So Pitted at Central Saloon: Everything Sucks and Everything Rules
June 11, 2025 @ The Central Saloon, Seattle, WA
w/ karōshi, laminate, and n3ster
The first time I saw So Pitted wasn’t in a bar or a club. It was at a CrossFit studio in Des Moines during a city-wide power outage, the whole place lit by a single generator and a few stubborn bulbs. Outside, the city was silent; inside, the band erupted in chaos. It felt like the only thing happening in the world, a moment built entirely out of noise and nerve.
I didn’t realize how familiar that feeling would be again, years later in Seattle.
June 11th, 2025, carried that same tension in the air. A shooting blocks away had cleared out only hours earlier, and the surrounding area hummed with that uneasy quiet that follows bad news. By the time I found parking near the Central Saloon, the streets were mostly empty, still holding their breath.
Inside, the night snapped back to life. The Central has kept Seattle loud for more than a century, and it still feels like the heart that keeps beating when everything outside slows down. The walls are lined with ghosts, the bar hums like a tube amp, and even on tense nights the city’s pulse runs through that stage.

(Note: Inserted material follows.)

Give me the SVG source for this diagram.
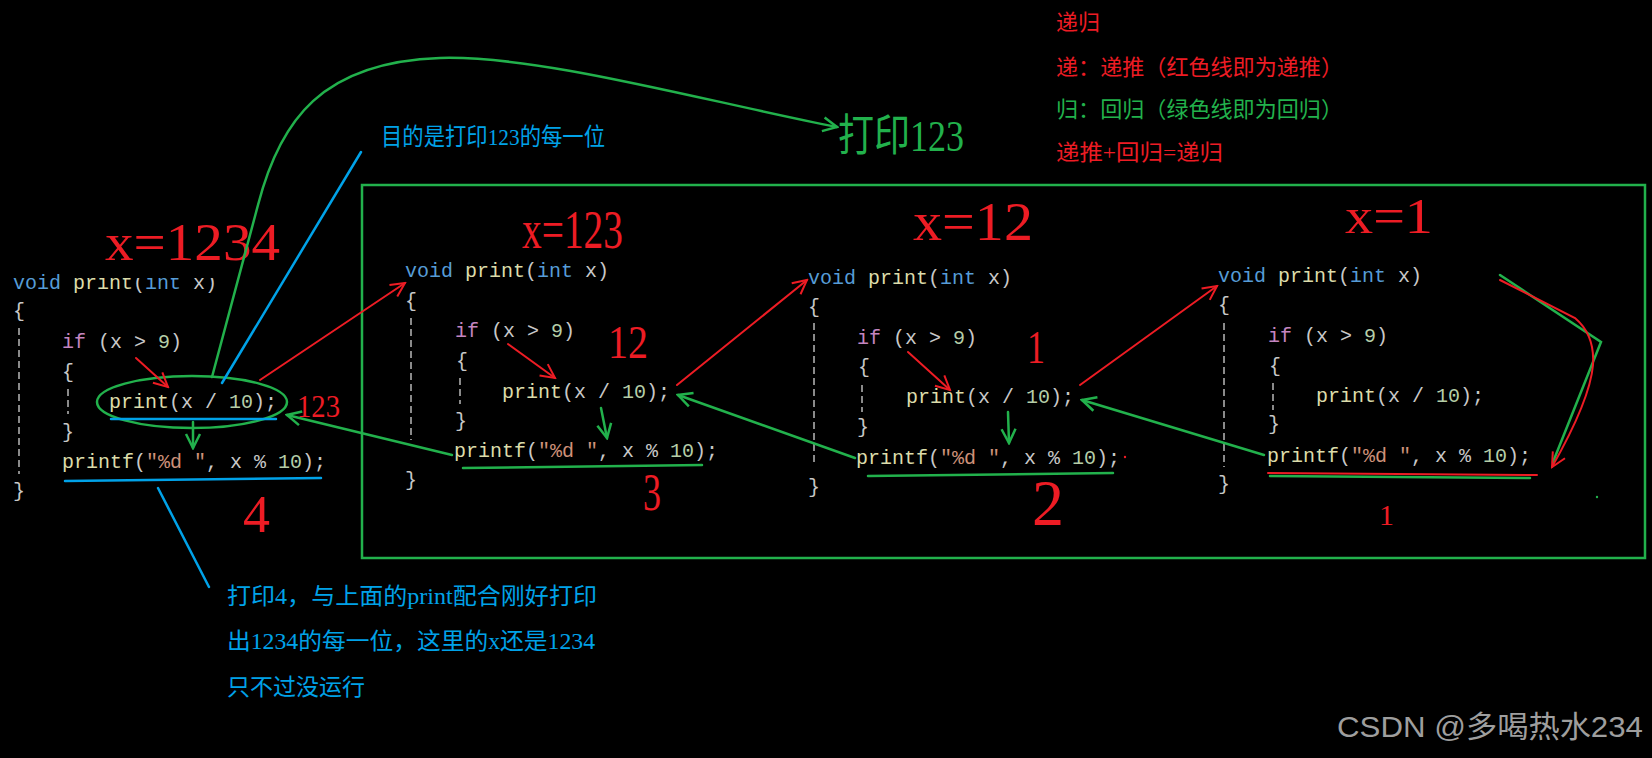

n3ster opened with a set that hit quick and clean, noisy and direct, the perfect jolt to reset the room. Laminate followed, sharper and more deliberate, keeping the crowd upright and ready for whatever came next.
Next karōshi stepped up, dressed as their headlining counterparts in a tongue-in-cheek homage that managed to be both funny and reverent. Their excellent release, “spoils, consequence + charity” (seriously, go listen to sunflowers at high volume and tell me you’re not ready to take on the world) was still months away, but the set felt like a perfect preview. Heavy, sharp, and tailor-made for rooms like this.
Then came So Pitted.
As it always does whenever I’m lucky enough to see them, that first show flashed in my mind the moment they started. That familiar generator-powered electricity filled the room — that sense of being surrounded by sound while the rest of the world sat in darkness. Their music was still a tangle of distortion and tension, half doom and half celebration. It’s cathartic and confrontational at once, as if they’re daring you to find melody inside collapse.
By the time they finished, the crowd spilled into a city that suddenly felt off balance. While we’d been shoulder to shoulder inside the Central, an anti-ICE protest had erupted a few blocks away at the federal building. Dumpsters were burning, flags had been pulled from poles, and police fired pepper balls to clear the streets. None of it reached us inside, but the evidence waited just beyond the doors.
When I finally stepped outside, the sirens were fading and the streets were littered with the night’s remains; ash across the pavement, shattered glass near the curbs, traffic cones tipped into the gutter. The air still smelled of burned plastic.
Driving towards the I-5 on-ramp felt like passing through someone else’s dream. The streets were stripped of people but not of noise that still seemed to echo in the air. As I eased past a single smoldering dumpster in the middle of the road, it felt eerie and exhilarating all at once. The streets were still vibrating from the chaos of the day and a show that mirrored it perfectly.
Darkness outside, chaos inside, and beauty hiding somewhere in between.